I’ll just briefly reiterate what I said about this in class. I realize I’ve break many of these rules quite often. You’ll see new work in this very journal that attests to that.

Metaphor –

The majority of good poetry in my opinion is driven by metaphors. Similes for some reason have always rubbed me the wrong way. I think the inclusion of “like” and/or “as” takes me out of the scenario… I don’t know, it seems to cheapen things. Anyway, so I said in class that metaphor is a prized commodity in conversation in other cultures where the art of conversation is still much alive. Hope I didn’t sound condescending when I said that. But yeah, from what I’ve heard, in places like China and Japan, the language and writing systems have a strong bearing on the content and tact of people’s conversation. It’s a more delicate, dedicated system. It’s hard to describe… You know it when you see it.

Anectdotes –

Most of this semester I pushed and pushed people to include anecdotes in their poetry. They might be personal anecdotes or made up fantastical anecdotes, doesn’t matter, anything to avoid professorial preachy rambling. Anecdotes bring a poem home and enliven it for the reader, allowing the reader to picture a scenario, preferably a series of short scenarios in my opinion, to highlight a whole, and thus become more involved with the content of the poem.

Subjectivity –

I don’t believe there’s an objective poem. The pretense of an objective poem is well, pretentious. Religious poetry fails for me when it is all about praise and unity and contains nothing personal… or anecdotal. Political poetry fails for me when the narrator’s faded out. Subjectivity is an overall pretext for most of what’s on this list. The things in my life I don’t like are those that pretend to be all encompassing… like these rules. Don’t take them the wrong way, there are always exceptions.

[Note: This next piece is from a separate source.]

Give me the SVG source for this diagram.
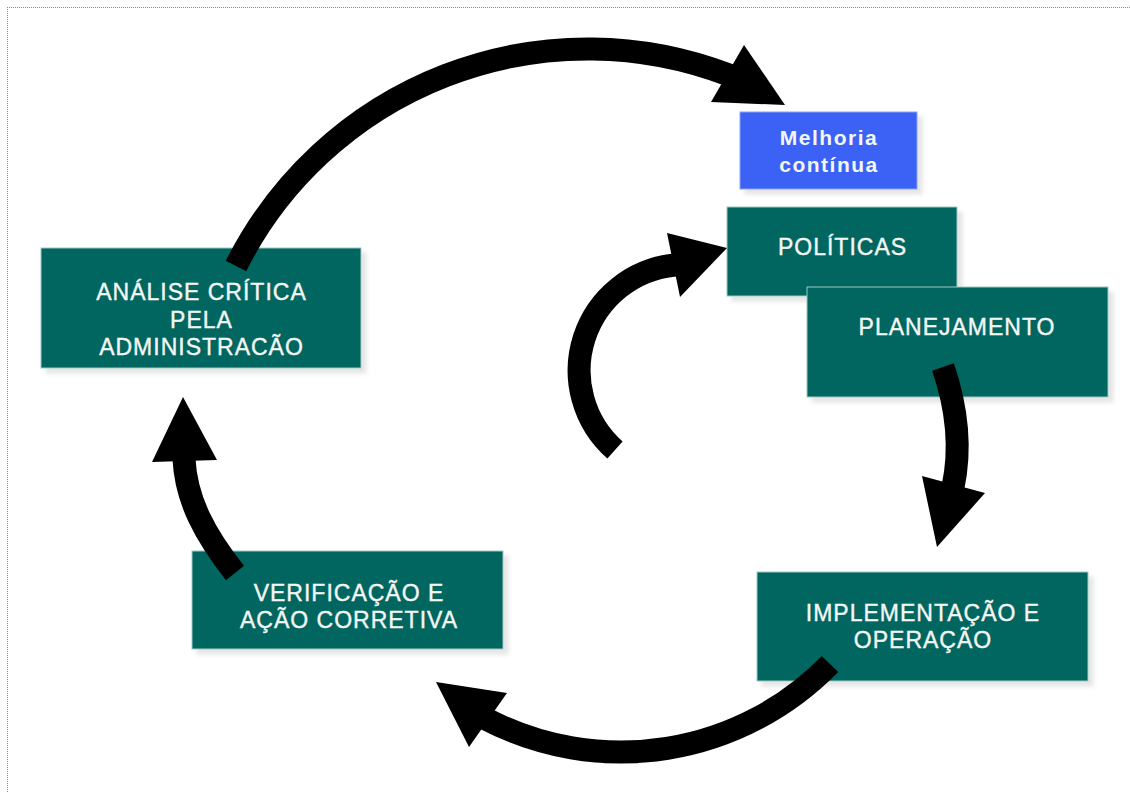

Emotional Investment – I’m willing to make a brief but meaningful emotional investment in reading an author’s poetry. I’d like it if the author made the same sort of investment in writing it. If it’s not there, then it’s not worth reading.

Originality –

This goes down with “Imagery” as a cliché “7 Aspects of Good Poetry” device. Basically, try not to do what’s been done before. Strive for something different, at all costs, even subtly different, and keep a back-log in your mind of what has been done before so that you can avoid clichés in language, subject matter, technique, and even in theme, though that’s a tough one.

Vocabulary –

Investing in vocabulary is like investing in tools (ew, simile). The more variety that you have at your disposal, the more refined and interesting your product will be. Not all poetry has to contain fancy words. Of course not. It’s probably better if it doesn’t. But it does need rhythm and cohesion, and there are usually a zillion synonyms for any word that you might feel is out of place. You don’t need to re-format the whole concept. And of course pretty words can make pretty poetry.

Connection –

This is the most important of all of these aspects. I don’t necessarily mean connection with the reader. That is very important, but it’s a given, or at least should be. This connection is the connection between the writer and the poem itself… Ooohohooohooh spooky. Yeah, between the artist and the craft (horrible cliché). We’ve all heard about this sort of connection I think. It’s like a meditative state where you jump a gap and forget briefly hat there’s any division between you, the medium, and the media. Channeling… another cliché. Either way, it’s a real thing. It happens very rarely, for me at least, but it’s a different sort of high, and the work I produce when I achieve that state of mind seems to endure in my memory. The verses will come back to me as mantras, and I feel like I’ve done something.

Song Lyrics Examined

I had a drunken conversation recently with my friend Allen A., who is bar-none the most gifted musician I know of. I’ve seen him perform as well as learn. I remember watching him approach a Glockenspiel someone had on a coffee table in their house during a house party, with an effortless curiosity, and pick up a drum stick and some other random implement shaped like a drum stick (sorry for the elaborate definition, but I can’t remember what it was… something sparkly and plastic) and play on the Glockenspiel, the table, his leg, etc. making awesome music with an instrument he’d touched for the first time. Anyway, Allen A. flattered me at first, telling me he liked my poetry, and that there was power in the words. I told him I can’t hold a candle to his talent, but he said that he’s searching for a new dimension in his music. Allen typically avoids lyrics, and he said this was because he feels like in most songs, they’re a compliment to the music, but don’t utilize their full potential as poetry, to be set to the music. I’m sure if he invested himself, even for the normal few minutes it seems to take him to adapt to a new musical instrument, he’d be able to come up with exciting and original lyrics that allow him to channel what he wants to. But in the mean time, I looked up some lyrics to songs I’ve been listening to recently that I thought were effective, and sent them to him on Facebook. I’ll just give a brief explanation of why I like each set.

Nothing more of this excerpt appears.